*Exercise data*

┄┄┄┄┄┄

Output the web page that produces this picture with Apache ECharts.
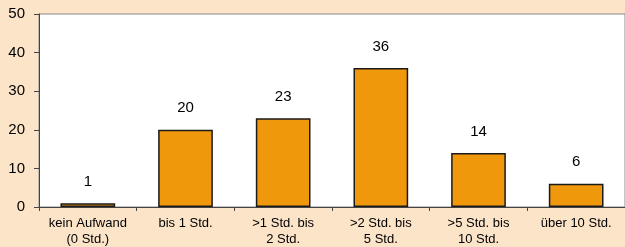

┄┄┄┄┄┄

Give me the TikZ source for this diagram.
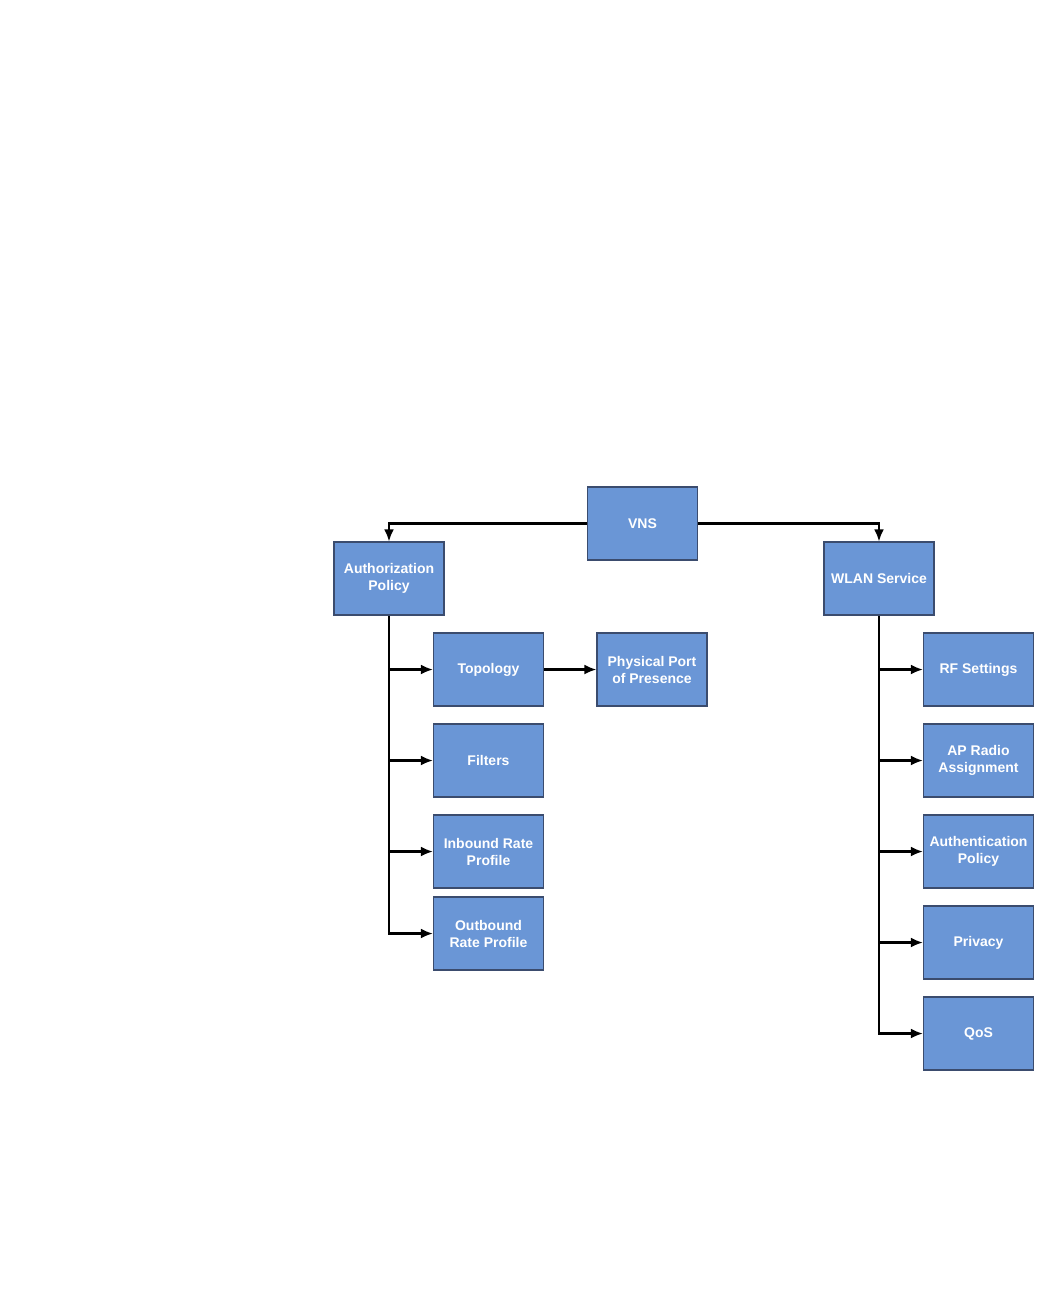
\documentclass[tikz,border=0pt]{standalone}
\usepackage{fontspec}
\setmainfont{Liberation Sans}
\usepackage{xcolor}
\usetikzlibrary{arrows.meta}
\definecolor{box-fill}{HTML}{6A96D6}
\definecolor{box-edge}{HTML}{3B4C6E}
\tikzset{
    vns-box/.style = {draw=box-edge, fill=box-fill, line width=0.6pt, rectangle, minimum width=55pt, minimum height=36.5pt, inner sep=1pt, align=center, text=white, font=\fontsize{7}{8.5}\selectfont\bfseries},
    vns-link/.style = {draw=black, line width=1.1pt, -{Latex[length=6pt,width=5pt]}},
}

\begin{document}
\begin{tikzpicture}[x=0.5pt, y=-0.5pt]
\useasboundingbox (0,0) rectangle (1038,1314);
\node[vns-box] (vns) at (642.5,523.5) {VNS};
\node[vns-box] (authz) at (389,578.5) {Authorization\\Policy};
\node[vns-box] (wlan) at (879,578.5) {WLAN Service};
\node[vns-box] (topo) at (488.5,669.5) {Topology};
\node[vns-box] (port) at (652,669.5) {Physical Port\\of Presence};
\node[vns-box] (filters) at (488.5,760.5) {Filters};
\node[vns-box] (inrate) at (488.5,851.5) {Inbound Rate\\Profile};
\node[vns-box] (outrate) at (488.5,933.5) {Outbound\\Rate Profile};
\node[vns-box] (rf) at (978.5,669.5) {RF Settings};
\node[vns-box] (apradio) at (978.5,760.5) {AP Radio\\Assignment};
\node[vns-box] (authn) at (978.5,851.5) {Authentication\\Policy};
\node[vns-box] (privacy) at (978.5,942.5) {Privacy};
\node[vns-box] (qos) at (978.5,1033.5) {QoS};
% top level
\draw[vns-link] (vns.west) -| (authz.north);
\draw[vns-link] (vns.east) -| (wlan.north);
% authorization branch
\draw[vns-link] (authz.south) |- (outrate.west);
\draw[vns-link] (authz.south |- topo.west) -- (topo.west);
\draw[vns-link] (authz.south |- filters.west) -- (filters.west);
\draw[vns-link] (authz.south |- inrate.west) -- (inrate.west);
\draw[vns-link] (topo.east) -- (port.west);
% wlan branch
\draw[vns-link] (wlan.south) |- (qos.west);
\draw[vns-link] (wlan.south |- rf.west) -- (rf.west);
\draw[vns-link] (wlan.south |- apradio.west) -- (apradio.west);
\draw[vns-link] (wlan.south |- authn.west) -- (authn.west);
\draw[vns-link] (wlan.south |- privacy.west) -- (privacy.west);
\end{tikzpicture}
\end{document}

┄┄┄┄┄┄

Pull out all lines in the data above that include "this".

Output the web page that produces this picture with Apache ECharts.
Give me the TikZ source for this diagram.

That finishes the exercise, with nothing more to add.